Intracluster distance is the distance of every point from its cluster center. We build several clusters
by taking multiple values of K. For each of these models. We calculate the cluster wise within-cluster
squared distance and sum it up. This value is known as Inertia. Intuitively, inertia is the Sum of
Squares of Errors (SSE)

In the elbow method, we draw a graph and decide the optimal value for K. The graph is drawn by
taking the number of clusters K on the X-axis and Intertia on the Y-axis.
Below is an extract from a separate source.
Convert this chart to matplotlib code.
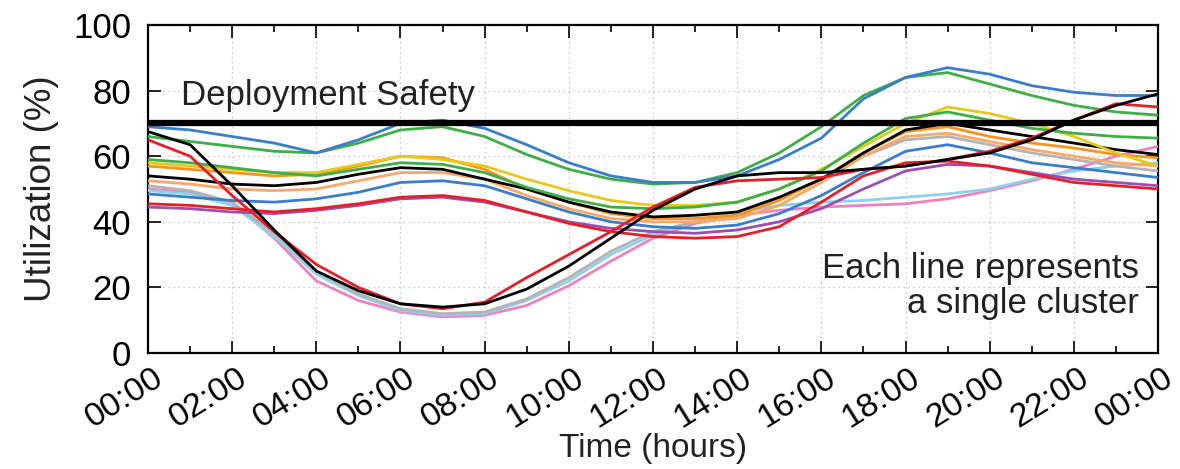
import matplotlib
matplotlib.use("Agg")
import matplotlib.pyplot as plt
from matplotlib.ticker import MultipleLocator
from matplotlib.transforms import ScaledTranslation

plt.rcParams['font.family'] = ['Liberation Sans', 'DejaVu Sans']

# hourly samples, 00:00 .. 24:00
hours = list(range(25))
tick_labels = ["00:00", "02:00", "04:00", "06:00", "08:00", "10:00", "12:00",
               "14:00", "16:00", "18:00", "20:00", "22:00", "00:00"]
safety_level = 70

# utilization (%) per cluster
blue_top = [69, 68, 66, 64, 61, 65, 70, 71, 68.5, 63.5, 58, 54, 52, 52, 54, 59,
            65.5, 77.5, 84, 87, 85, 81.5, 79.5, 78.5, 78.5]
green_top = [66, 64.5, 63, 61.5, 61, 64, 68, 69, 66, 60.5, 56, 53, 51.5, 52, 55, 61,
             69, 78.5, 84, 85.5, 82, 78.5, 75.5, 73.5, 72.5]
black_dip = [67.5, 63.5, 51, 37.5, 25, 19, 15, 14, 15, 19.5, 26.5, 35, 43.5, 50, 54, 55,
             55, 56, 57, 59, 61, 65, 71, 75.5, 79]
red_dip = [65, 60, 48, 37, 27, 20, 15, 13.5, 15.5, 23, 30, 37, 44.5, 50.5, 52.5, 53,
           53.5, 56, 57, 59, 61.5, 65.5, 71, 76, 75]
silver_dip = [51, 49.5, 46, 36.5, 25, 18, 13.5, 12, 12.5, 16.5, 23, 31, 37, 40, 42, 47,
              53, 60, 65, 66, 63.5, 61, 59, 57, 55.5]
cyan_dip = [49.5, 48.5, 45, 35.5, 24, 17.5, 13, 11.5, 12, 16, 22, 30, 36, 40, 43, 45,
            46, 46.5, 47.5, 48.5, 50, 53, 55.5, 57, 58]
pink_dip = [50, 49, 46, 35, 22, 16, 12.5, 11, 11.5, 14.5, 20.5, 28, 35, 39.5, 42, 43.5,
            44.5, 45, 45.5, 47, 49.5, 52.5, 56, 60, 63]
green_low = [59, 58, 56.5, 55, 54, 56, 58, 57.5, 55, 50.5, 47, 44.5, 44, 44.5, 46, 50,
             55.5, 64, 71.5, 73.5, 71, 68.5, 67, 66, 65.5]
yellow = [58, 57, 56, 55, 55, 57.5, 60, 59, 57, 53, 49.5, 46.5, 45, 45, 46, 50,
          56, 63, 70, 75, 73, 70, 66, 61, 57]
orange = [57, 56, 55, 54, 54.5, 57, 60, 59.5, 56, 50, 46, 42.5, 41, 41, 42, 46.5,
          53, 61, 67.5, 69, 66, 64, 62.5, 60.5, 59.5]
salmon = [52.5, 51.5, 50, 49.5, 50, 52.5, 55, 55, 53, 48, 44, 41, 40, 40, 41, 45,
          52, 60, 66, 67, 64.5, 62, 60, 58, 57]
black_flat = [54, 53, 51.5, 51, 52, 54.5, 56.5, 56, 53, 50, 46, 43, 41.5, 42, 43, 47.5,
              53, 61, 68, 70, 68, 66, 64, 62, 60.5]
blue_low = [48.5, 47.5, 46.5, 46, 47, 49, 52, 52.5, 51, 47, 43, 40, 38.5, 38, 39, 42.5,
            48, 55, 61.5, 63.5, 61, 58, 56.5, 55, 53.5]
red_flat = [45.5, 45, 44, 43, 44, 45.5, 47.5, 48, 46.5, 43, 39.5, 37, 35.5, 35, 35.5,
            38.5, 46, 54, 58, 58.5, 57, 54.5, 52, 51, 50]
purple = [44.5, 44, 43, 42.5, 43.5, 45, 47, 47.5, 46, 43, 40, 38, 37, 36.5, 37.5, 40,
          44, 50, 55.5, 57.5, 57, 55, 53, 52, 51]

series = [
    (pink_dip, '#ee82c0'),
    (cyan_dip, '#8fd0ea'),
    (silver_dip, '#b4b4b4'),
    (purple, '#9b4fb0'),
    (red_flat, '#e3202a'),
    (blue_low, '#3a7dc9'),
    (salmon, '#f6a96b'),
    (orange, '#f7941d'),
    (black_flat, '#000000'),
    (yellow, '#e8c81a'),
    (green_low, '#3fae49'),
    (green_top, '#3fae49'),
    (blue_top, '#3a7dc9'),
    (red_dip, '#e3202a'),
    (black_dip, '#000000'),
]

fs = 25

fig = plt.figure(figsize=(11.8, 4.69), dpi=100)
ax = fig.add_axes([0.1254, 0.2473, 0.8560, 0.6994])

for values, color in series:
    ax.plot(hours, values, color=color, lw=2.0, zorder=3)

ax.axhline(safety_level, color='black', lw=4.5, zorder=4)

ax.set_xlim(0, 24)
ax.set_ylim(0, 100)
ax.xaxis.set_minor_locator(MultipleLocator(1))
ax.yaxis.set_major_locator(MultipleLocator(20))
ax.set_xticks(range(0, 25, 2))
ax.set_xticklabels(tick_labels, rotation=32, ha='right', rotation_mode='anchor',
                   fontsize=24.5)

ax.tick_params(which='both', direction='in', top=True, right=True, width=1.2,
               colors='black')
ax.tick_params(axis='y', labelsize=fs, pad=12)
ax.tick_params(axis='x', pad=7)
ax.tick_params(which='major', length=9)
ax.tick_params(which='minor', length=5)

# gnuplot-style labels sit a little right of their tick
shift = ScaledTranslation(4 / 100, 0, fig.dpi_scale_trans)
for lab in ax.get_xticklabels():
    lab.set_transform(lab.get_transform() + shift)

ax.grid(True, which='major', color='#b8b8b8', ls=(0, (1, 3)), lw=0.9, zorder=1)
for s in ax.spines.values():
    s.set_linewidth(1.6)

ax.set_xlabel("Time (hours)", fontsize=24, color='#222222')
ax.xaxis.set_label_coords(0.5, -0.245)
ax.set_ylabel("Utilization (%)", fontsize=26.5, labelpad=10, color='#222222')

ax.text(0.78, 75.5, "Deployment Safety", fontsize=fs, va='baseline', color='#222222',
        zorder=5)
ax.text(23.55, 23, "Each line represents", fontsize=fs, ha='right', va='baseline',
        color='#222222')
ax.text(23.55, 12.3, "a single cluster", fontsize=fs, ha='right', va='baseline',
        color='#222222')

fig.savefig("out.png", dpi=100)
The graph looks like an
elbow.

In [None]:
print(kmeans.inertia_)

We built five clusters we can check the value of inertia using the command “kmeans.inertia_”

In [None]:
elbow_data=pd.DataFrame()
for i in range(1,16):
    kmeans_m2 = KMeans(n_clusters=i, random_state=333) # Mention the Number of clusters
    X=cust_data.drop(['Cust_id', 'Channel', 'Region'],axis=1) # Custid is not needed
    model= kmeans_m2.fit(X)
    elbow_data.at[i,"K"]=i
    elbow_data.at[i,"Inertia"]=round(model.inertia_)/10000000 #To lower the values
print(elbow_data)

The above code builds 15 models and stores the values of inertia ib elbow_data. Note that the value
of inertia are in billions, we have scaled them so that we can draw them in the graph.

We can see from the output that the inertia has reduced at a higher rate until the fourth or fifth
cluster. After that, the rate of decrement is too low. We will draw the elbow curve to verify and
finalize the optimal value of K.

In [None]:
plt.figure(figsize=(15,8))
plt.title("Elbow Plot", size=20)
plt.plot(elbow_data["K"],elbow_data["Inertia"],'--bD')
plt.xticks(elbow_data["K"])
plt.xlabel("K", size=15)
plt.ylabel("Inertia", size=15)

From the elbow plot, we can see the elbow at 5. We can choose 4 or 5 as the optimal number of
clusters for this data. This elbow estimation is just a suggested number for K. Depending on the
business problem we can choose a number we can choose an optimal number near this.